This March marks sixteen years since the U.S. premier of the critically acclaimed sitcom, The Office. If you're anything like this super fan, you've been been watching the show ever since. Although I don't think I will ever get tired of re-watching the shenanigans of the Dunder Mifflin crew, I've been told that sometimes it's good to try new things. Here are a few new suggestions of books that can help to fill that Michael Scott-shaped hole in your heart.
The Office by Andy Greene has what every true Office fan has wanted since the show's finale: a detailed oral history of the show as told by the creators, writers and performers. Rolling Stone writer Andy Greene takes fans behind the scenes with untold stories and exhaustive research in this surprising and nostalgic read.
If you are a fan of The Office and haven't read Mindy Kaling's Is Everyone Hanging Out Without Me? (and Other Concerns), are you really a fan? You may know Kaling from her role as Kelly Kapoor on the show, but she also worked as co-executive producer and writer of 22 episodes. The wit and hilarity she brought to the show carries over to her memoir. She discusses everything, including her experience writing for The Office. And if you end up enjoying her first book, why not try the second: Why Not Me?
Fans of the character Dwight Schrute should absolutely check out The Bassoon King by Rainn Wilson. Although Wilson is not the character he portrayed on TV, his memoir has "Dwight vibes" and offers fans a chance to get to know the performer behind one of TV's most interesting characters.
One More Thing is a collection of fictional stories by B.J. Novak, another alumnus of The Office writers room.
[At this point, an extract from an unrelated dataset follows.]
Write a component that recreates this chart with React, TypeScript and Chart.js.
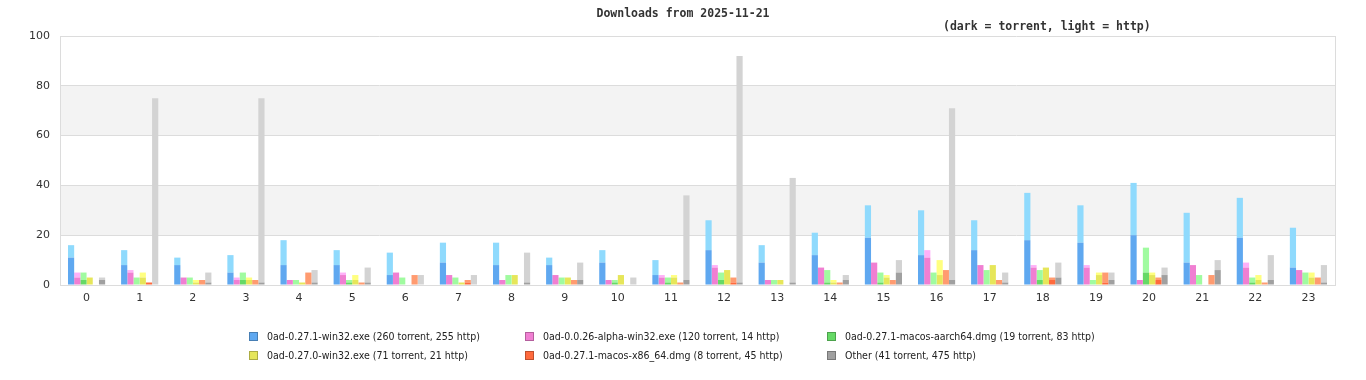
import React, { useEffect, useRef } from "react";
import { Chart, registerables } from "chart.js";

Chart.register(...registerables);

const hours = ["0","1","2","3","4","5","6","7","8","9","10","11","12","13","14","15","16","17","18","19","20","21","22","23"];

const fileNames = [
  "0ad-0.27.1-win32.exe",
  "0ad-0.0.26-alpha-win32.exe",
  "0ad-0.27.1-macos-aarch64.dmg",
  "0ad-0.27.0-win32.exe",
  "0ad-0.27.1-macos-x86_64.dmg",
  "Other",
];

const win32Torrent = [11,8,8,5,8,8,4,9,8,8,9,4,14,9,12,19,12,14,18,17,20,9,19,7];
const win32Http = [5,6,3,7,10,6,9,8,9,3,5,6,12,7,9,13,18,12,19,15,21,20,16,16];
const alphaTorrent = [3,5,3,2,2,4,5,4,2,4,2,3,7,2,7,9,11,8,7,7,2,8,7,6];
const alphaHttp = [2,1,0,1,0,1,0,0,0,0,0,1,1,0,0,0,3,0,1,1,0,0,2,0];
const aarchTorrent = [2,0,0,2,0,1,0,0,0,0,1,1,2,0,1,1,0,0,2,0,5,0,1,0];
const aarchHttp = [3,3,3,3,2,1,3,3,4,3,1,2,3,2,5,4,5,6,4,2,10,4,2,5];
const win270Torrent = [3,3,1,2,1,2,0,1,4,3,4,3,6,2,1,3,4,8,7,4,4,0,2,3];
const win270Http = [0,2,1,1,0,2,0,0,0,0,0,1,0,0,1,1,6,0,0,1,1,0,2,2];
const x86Torrent = [0,1,0,0,0,0,0,1,0,0,0,0,1,0,0,0,0,0,2,1,2,0,0,0];
const x86Http = [0,0,2,2,5,1,4,1,0,2,0,1,2,0,1,2,6,2,1,4,1,4,1,3];
const otherTorrent = [2,0,1,1,1,1,0,0,1,2,0,2,1,1,2,5,2,1,3,2,4,6,2,1];
const otherHttp = [1,75,4,74,5,6,4,4,12,7,3,34,91,42,2,5,69,4,6,3,3,4,10,7];

const yTicks = [0, 20, 40, 60, 80, 100];

const darkColors = ["#5fa8f0", "#f07fd2", "#66d966", "#e6e65a", "#ff6a3d", "#a0a0a0"];
const lightColors = ["#8fdafd", "#ffb0f8", "#a0fba0", "#ffff80", "#ff9b70", "#d3d3d3"];

const torrentSeries = [win32Torrent, alphaTorrent, aarchTorrent, win270Torrent, x86Torrent, otherTorrent];
const httpSeries = [win32Http, alphaHttp, aarchHttp, win270Http, x86Http, otherHttp];

const sum = (a: number[]) => a.reduce((s, v) => s + v, 0);

const bandsPlugin = {
  id: "bands",
  beforeDraw(chart: any) {
    const { ctx, chartArea, scales } = chart;
    const y = scales.y;
    ctx.save();
    ctx.fillStyle = "#f3f3f3";
    for (let i = 0; i < yTicks.length - 1; i++) {
      if (i % 2 === 1) {
        const top = y.getPixelForValue(yTicks[i + 1]);
        const bot = y.getPixelForValue(yTicks[i]);
        ctx.fillRect(chartArea.left, top, chartArea.right - chartArea.left, bot - top);
      }
    }
    ctx.strokeStyle = "#dcdcdc";
    ctx.lineWidth = 1;
    ctx.beginPath();
    ctx.moveTo(chartArea.right + 0.5, chartArea.top);
    ctx.lineTo(chartArea.right + 0.5, chartArea.bottom);
    ctx.stroke();
    ctx.restore();
  },
};

export default function App() {
  const ref = useRef<HTMLCanvasElement | null>(null);

  useEffect(() => {
    if (!ref.current) return;
    const datasets: any[] = [];
    fileNames.forEach((name, i) => {
      datasets.push({
        label: name + " torrent",
        data: torrentSeries[i],
        backgroundColor: darkColors[i],
        stack: "g" + i,
        categoryPercentage: 0.7,
        barPercentage: 1.0,
      });
      datasets.push({
        label: name + " http",
        data: httpSeries[i],
        backgroundColor: lightColors[i],
        stack: "g" + i,
        categoryPercentage: 0.7,
        barPercentage: 1.0,
      });
    });
    const chart = new Chart(ref.current, {
      type: "bar",
      data: { labels: hours, datasets },
      options: {
        animation: false,
        responsive: false,
        devicePixelRatio: 1,
        layout: { padding: { top: 36, right: 31, left: 0, bottom: 0 } },
        plugins: { legend: { display: false }, tooltip: { enabled: false }, title: { display: false } },
        scales: {
          x: {
            stacked: true,
            grid: { display: false, drawTicks: false },
            border: { display: true, color: "#dcdcdc" },
            ticks: { color: "#333", font: { family: "DejaVu Sans", size: 11 }, padding: 7 },
            afterFit(scale: any) { scale.height = 95; },
          },
          y: {
            stacked: true,
            min: 0,
            max: 100,
            ticks: { stepSize: 20, color: "#333", font: { family: "DejaVu Sans", size: 11 }, padding: 10 },
            grid: { color: "#dcdcdc", drawTicks: false },
            border: { display: true, color: "#dcdcdc" },
            afterFit(scale: any) { scale.width = 60; },
          },
        },
      },
      plugins: [bandsPlugin],
    });
    return () => chart.destroy();
  }, []);

  const monoBold: React.CSSProperties = {
    position: "absolute",
    fontFamily: "'DejaVu Sans Mono', monospace",
    fontWeight: "bold",
    fontSize: "11.5px",
    color: "#333",
    whiteSpace: "pre",
    lineHeight: "14px",
  };

  return (
    <div style={{ position: "absolute", left: 0, top: 0, width: 1366, height: 380, background: "#fff", overflow: "hidden" }}>
      <canvas ref={ref} width={1366} height={380} style={{ position: "absolute", left: 0, top: 0, width: 1366, height: 380 }} />
      <div style={{ ...monoBold, left: 0, width: 1366, top: 6, textAlign: "center" }}>Downloads from 2025-11-21</div>
      <div style={{ ...monoBold, left: 943, top: 19 }}>(dark = torrent, light = http)</div>
      <div
        style={{
          position: "absolute",
          left: 249,
          top: 329,
          display: "grid",
          gridTemplateColumns: "276px 302px auto",
          rowGap: "5px",
          fontFamily: "'DejaVu Sans Condensed', 'DejaVu Sans', sans-serif",
          fontStretch: "condensed",
          fontSize: "10.5px",
          color: "#222",
          lineHeight: "14px",
        }}
      >
        {fileNames.map((name, i) => (
          <div key={name} style={{ display: "flex", alignItems: "center", whiteSpace: "nowrap" }}>
            <span
              style={{
                display: "inline-block",
                width: 7,
                height: 7,
                background: darkColors[i],
                border: "1px solid rgba(0,0,0,0.25)",
                marginRight: 9,
              }}
            />
            <span>{`${name} (${sum(torrentSeries[i])} torrent, ${sum(httpSeries[i])} http)`}</span>
          </div>
        ))}
      </div>
    </div>
  );
}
Playfully funny, sharp-witted, and completely unique, Novak never ceases to keep reader entertained with his one-of-a-kind stories.
Then We Came to the End by Joshua Ferris was not written by or affiliated with anyone from The Office, but it is about people who work in one. Full of office gossip, secret romances, and elaborate pranks, this book has everything you love about the series and more.
Cubed by Nikil Saval offers readers a comprehensive social and cultural history of the white-collar workplace. If you enjoyed the satirical take of the American office space shown on TV, Saval's detailed history on how that all came to be will fascinate you.